**Stated goal**
Omit all pictures, then retype the data exactly as given.

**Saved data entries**
^^^^^^^^

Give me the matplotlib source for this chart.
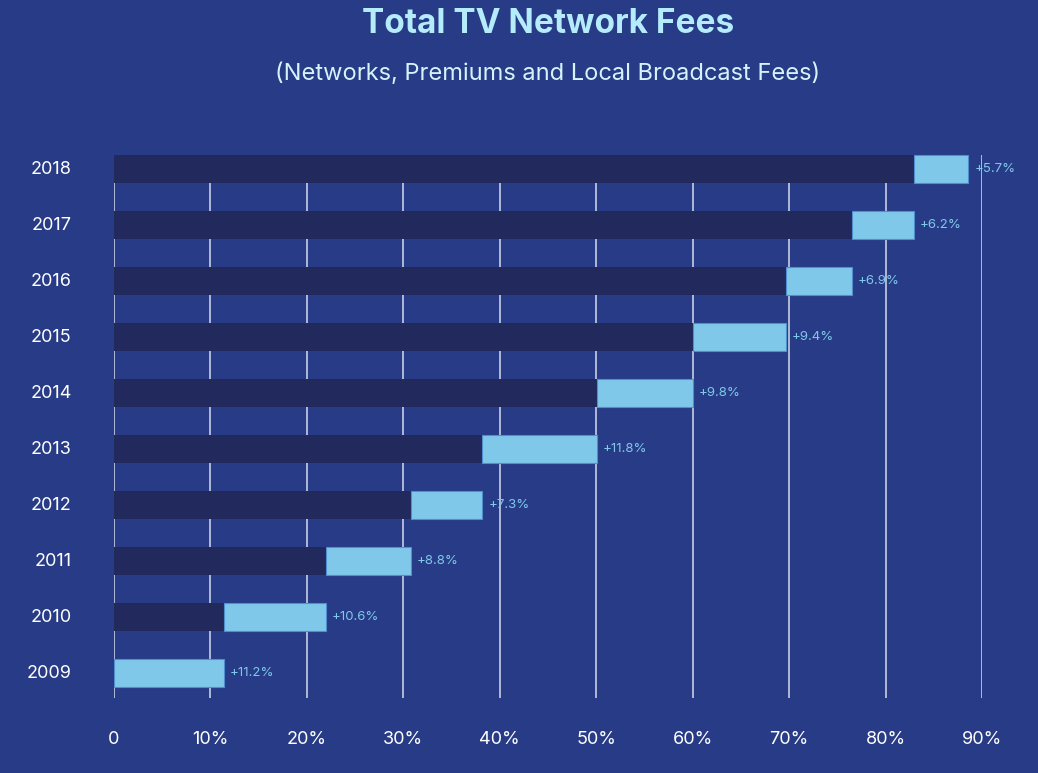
import numpy as np
import matplotlib.pyplot as plt

years = ["2009", "2010", "2011", "2012", "2013", "2014", "2015", "2016", "2017", "2018"]
# cumulative fee growth (end of each bar)
ends = [11.4, 22.0, 30.8, 38.2, 50.1, 60.0, 69.7, 76.5, 82.9, 88.6]
growth = ["+11.2%", "+10.6%", "+8.8%", "+7.3%", "+11.8%", "+9.8%", "+9.4%", "+6.9%", "+6.2%", "+5.7%"]
xticks = [0, 10, 20, 30, 40, 50, 60, 70, 80, 90]
xlabels = ["0", "10%", "20%", "30%", "40%", "50%", "60%", "70%", "80%", "90%"]

bg = "#283b86"
dark = "#22295d"
light = "#7fc8ea"

plt.rcParams["font.family"] = ["Inter", "DejaVu Sans"]

W, H = 1038, 773
fig = plt.figure(figsize=(W / 100, H / 100), dpi=100, facecolor=bg)
ax = fig.add_axes([114 / W, (773 - 701) / H, 868 / W, 560 / H])
ax.set_facecolor(bg)
ax.set_xlim(0, 90)
ax.set_ylim(-0.5, 9.5)

y = np.arange(len(years))
starts = [0] + ends[:-1]
widths = np.array(ends) - np.array(starts)

# grid lines behind bars
ax.vlines(xticks, -0.45, 9.25, color="#c9cee3", lw=1.2, zorder=1)

ax.barh(y, starts, height=0.5, color=dark, zorder=2)
ax.barh(y, widths, left=starts, height=0.5, color=light,
        edgecolor="#4f8fd0", linewidth=0.8, zorder=3)

for yi, e, g in zip(y, ends, growth):
    ax.text(e + 0.6, yi, g, color=light, fontsize=9.5, va="center", ha="left")

for yi, yr in zip(y, years):
    ax.text(-4.4, yi, yr, color="white", fontsize=13, va="center", ha="right")

for xt, xl in zip(xticks, xlabels):
    ax.text(xt, -1.18, xl, color="white", fontsize=13, va="center", ha="center")

ax.set_xticks([])
ax.set_yticks([])
for s in ax.spines.values():
    s.set_visible(False)

fig.text(548 / W, 1 - 24 / H, "Total TV Network Fees", color="#b4ecfb", fontsize=24,
         fontweight="bold", ha="center", va="center")
fig.text(548 / W, 1 - 74 / H, "(Networks, Premiums and Local Broadcast Fees)", color="#d6f3fc",
         fontsize=17, ha="center", va="center")

fig.savefig("out.png", dpi=100, facecolor=bg)
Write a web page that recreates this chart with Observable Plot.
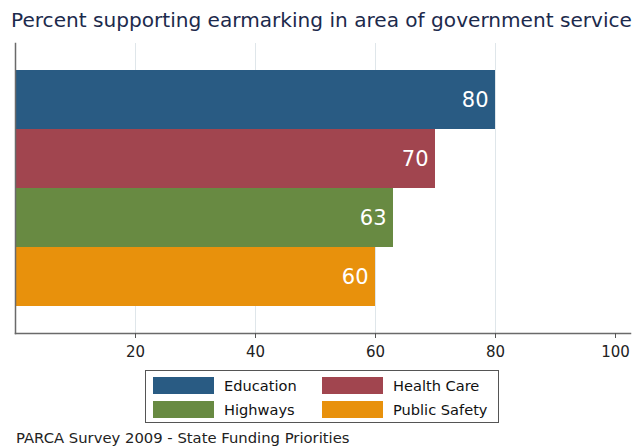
<!DOCTYPE html>
<html>
<head>
<meta charset="utf-8">
<script src="https://cdn.jsdelivr.net/npm/d3@7"></script>
<script src="https://cdn.jsdelivr.net/npm/@observablehq/plot@0.6"></script>
<style>
  html, body { margin: 0; padding: 0; background: #fff; }
  body { width: 639px; height: 447px; overflow: hidden; font-family: "DejaVu Sans", sans-serif; position: relative; }
  #title { position: absolute; left: 11px; top: 8px; font-size: 20.1px; color: #1c2a4c; white-space: nowrap; }
  #chart { position: absolute; left: 0; top: 40px; }
  #legend { position: absolute; left: 145px; top: 370px; width: 354px; height: 53px; border: 1px solid #555; box-sizing: border-box; }
  .item { position: absolute; display: flex; align-items: center; font-size: 14.6px; color: #111; }
  .sw { width: 61px; height: 17px; margin-right: 10px; }
  #caption { position: absolute; left: 16px; top: 429px; font-size: 14.8px; color: #222; white-space: nowrap; }
</style>
</head>
<body>
<div id="title">Percent supporting earmarking in area of government service</div>
<div id="chart"></div>
<div id="legend"></div>
<div id="caption">PARCA Survey 2009 - State Funding Priorities</div>
<script>
const categories = ["Education", "Health Care", "Highways", "Public Safety"];
const values = [80, 70, 63, 60];
const colors = ["#295b83", "#a1454f", "#688a42", "#e8910c"];
const xTicks = [20, 40, 60, 80, 100];
const gridTicks = [20, 40, 60, 80];

const data = categories.map((c, i) => ({category: c, value: values[i]}));

const plot = Plot.plot({
  width: 639,
  height: 325,
  marginLeft: 15,
  marginRight: 9,
  marginTop: 3,
  marginBottom: 32,
  style: {fontFamily: "DejaVu Sans, sans-serif", background: "transparent"},
  x: {domain: [0, 102.5], ticks: xTicks, label: null},
  y: {domain: categories, paddingInner: 0, paddingOuter: 0.44, axis: null},
  color: {domain: categories, range: colors},
  marks: [
    Plot.gridX(gridTicks, {stroke: "#dfe6ea", strokeOpacity: 1, strokeWidth: 1}),
    Plot.barX(data, {x: "value", y: "category", fill: "category", inset: 0}),
    Plot.text(data, {x: "value", y: "category", text: d => String(d.value), textAnchor: "end", dx: -7, fill: "white", fontSize: 21}),
    Plot.frame({anchor: "left", stroke: "#6a6a6a", strokeWidth: 1.5}),
    Plot.frame({anchor: "bottom", stroke: "#6a6a6a", strokeWidth: 1.5}),
    Plot.axisX({ticks: xTicks, tickSize: 5, tickPadding: 8, fontSize: 15, stroke: "#555", color: "#222", label: null})
  ]
});
document.getElementById("chart").appendChild(plot);

const legend = document.getElementById("legend");
const pos = [[7, 6], [176, 6], [7, 30], [176, 30]];
categories.forEach((c, i) => {
  const it = document.createElement("div");
  it.className = "item";
  it.style.left = pos[i][0] + "px";
  it.style.top = pos[i][1] + "px";
  const sw = document.createElement("div");
  sw.className = "sw";
  sw.style.background = colors[i];
  const t = document.createElement("span");
  t.textContent = c;
  it.appendChild(sw);
  it.appendChild(t);
  legend.appendChild(it);
});
</script>
</body>
</html>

^^^^^^^^

**Completed task**
Give me the matplotlib source for this chart.
import numpy as np
import matplotlib.pyplot as plt

years = ["2009", "2010", "2011", "2012", "2013", "2014", "2015", "2016", "2017", "2018"]
# cumulative fee growth (end of each bar)
ends = [11.4, 22.0, 30.8, 38.2, 50.1, 60.0, 69.7, 76.5, 82.9, 88.6]
growth = ["+11.2%", "+10.6%", "+8.8%", "+7.3%", "+11.8%", "+9.8%", "+9.4%", "+6.9%", "+6.2%", "+5.7%"]
xticks = [0, 10, 20, 30, 40, 50, 60, 70, 80, 90]
xlabels = ["0", "10%", "20%", "30%", "40%", "50%", "60%", "70%", "80%", "90%"]

bg = "#283b86"
dark = "#22295d"
light = "#7fc8ea"

plt.rcParams["font.family"] = ["Inter", "DejaVu Sans"]

W, H = 1038, 773
fig = plt.figure(figsize=(W / 100, H / 100), dpi=100, facecolor=bg)
ax = fig.add_axes([114 / W, (773 - 701) / H, 868 / W, 560 / H])
ax.set_facecolor(bg)
ax.set_xlim(0, 90)
ax.set_ylim(-0.5, 9.5)

y = np.arange(len(years))
starts = [0] + ends[:-1]
widths = np.array(ends) - np.array(starts)

# grid lines behind bars
ax.vlines(xticks, -0.45, 9.25, color="#c9cee3", lw=1.2, zorder=1)

ax.barh(y, starts, height=0.5, color=dark, zorder=2)
ax.barh(y, widths, left=starts, height=0.5, color=light,
        edgecolor="#4f8fd0", linewidth=0.8, zorder=3)

for yi, e, g in zip(y, ends, growth):
    ax.text(e + 0.6, yi, g, color=light, fontsize=9.5, va="center", ha="left")

for yi, yr in zip(y, years):
    ax.text(-4.4, yi, yr, color="white", fontsize=13, va="center", ha="right")

for xt, xl in zip(xticks, xlabels):
    ax.text(xt, -1.18, xl, color="white", fontsize=13, va="center", ha="center")

ax.set_xticks([])
ax.set_yticks([])
for s in ax.spines.values():
    s.set_visible(False)

fig.text(548 / W, 1 - 24 / H, "Total TV Network Fees", color="#b4ecfb", fontsize=24,
         fontweight="bold", ha="center", va="center")
fig.text(548 / W, 1 - 74 / H, "(Networks, Premiums and Local Broadcast Fees)", color="#d6f3fc",
         fontsize=17, ha="center", va="center")

fig.savefig("out.png", dpi=100, facecolor=bg)
Write a web page that recreates this chart with Observable Plot.
<!DOCTYPE html>
<html>
<head>
<meta charset="utf-8">
<script src="https://cdn.jsdelivr.net/npm/d3@7"></script>
<script src="https://cdn.jsdelivr.net/npm/@observablehq/plot@0.6"></script>
<style>
  html, body { margin: 0; padding: 0; background: #fff; }
  body { width: 639px; height: 447px; overflow: hidden; font-family: "DejaVu Sans", sans-serif; position: relative; }
  #title { position: absolute; left: 11px; top: 8px; font-size: 20.1px; color: #1c2a4c; white-space: nowrap; }
  #chart { position: absolute; left: 0; top: 40px; }
  #legend { position: absolute; left: 145px; top: 370px; width: 354px; height: 53px; border: 1px solid #555; box-sizing: border-box; }
  .item { position: absolute; display: flex; align-items: center; font-size: 14.6px; color: #111; }
  .sw { width: 61px; height: 17px; margin-right: 10px; }
  #caption { position: absolute; left: 16px; top: 429px; font-size: 14.8px; color: #222; white-space: nowrap; }
</style>
</head>
<body>
<div id="title">Percent supporting earmarking in area of government service</div>
<div id="chart"></div>
<div id="legend"></div>
<div id="caption">PARCA Survey 2009 - State Funding Priorities</div>
<script>
const categories = ["Education", "Health Care", "Highways", "Public Safety"];
const values = [80, 70, 63, 60];
const colors = ["#295b83", "#a1454f", "#688a42", "#e8910c"];
const xTicks = [20, 40, 60, 80, 100];
const gridTicks = [20, 40, 60, 80];

const data = categories.map((c, i) => ({category: c, value: values[i]}));

const plot = Plot.plot({
  width: 639,
  height: 325,
  marginLeft: 15,
  marginRight: 9,
  marginTop: 3,
  marginBottom: 32,
  style: {fontFamily: "DejaVu Sans, sans-serif", background: "transparent"},
  x: {domain: [0, 102.5], ticks: xTicks, label: null},
  y: {domain: categories, paddingInner: 0, paddingOuter: 0.44, axis: null},
  color: {domain: categories, range: colors},
  marks: [
    Plot.gridX(gridTicks, {stroke: "#dfe6ea", strokeOpacity: 1, strokeWidth: 1}),
    Plot.barX(data, {x: "value", y: "category", fill: "category", inset: 0}),
    Plot.text(data, {x: "value", y: "category", text: d => String(d.value), textAnchor: "end", dx: -7, fill: "white", fontSize: 21}),
    Plot.frame({anchor: "left", stroke: "#6a6a6a", strokeWidth: 1.5}),
    Plot.frame({anchor: "bottom", stroke: "#6a6a6a", strokeWidth: 1.5}),
    Plot.axisX({ticks: xTicks, tickSize: 5, tickPadding: 8, fontSize: 15, stroke: "#555", color: "#222", label: null})
  ]
});
document.getElementById("chart").appendChild(plot);

const legend = document.getElementById("legend");
const pos = [[7, 6], [176, 6], [7, 30], [176, 30]];
categories.forEach((c, i) => {
  const it = document.createElement("div");
  it.className = "item";
  it.style.left = pos[i][0] + "px";
  it.style.top = pos[i][1] + "px";
  const sw = document.createElement("div");
  sw.className = "sw";
  sw.style.background = colors[i];
  const t = document.createElement("span");
  t.textContent = c;
  it.appendChild(sw);
  it.appendChild(t);
  legend.appendChild(it);
});
</script>
</body>
</html>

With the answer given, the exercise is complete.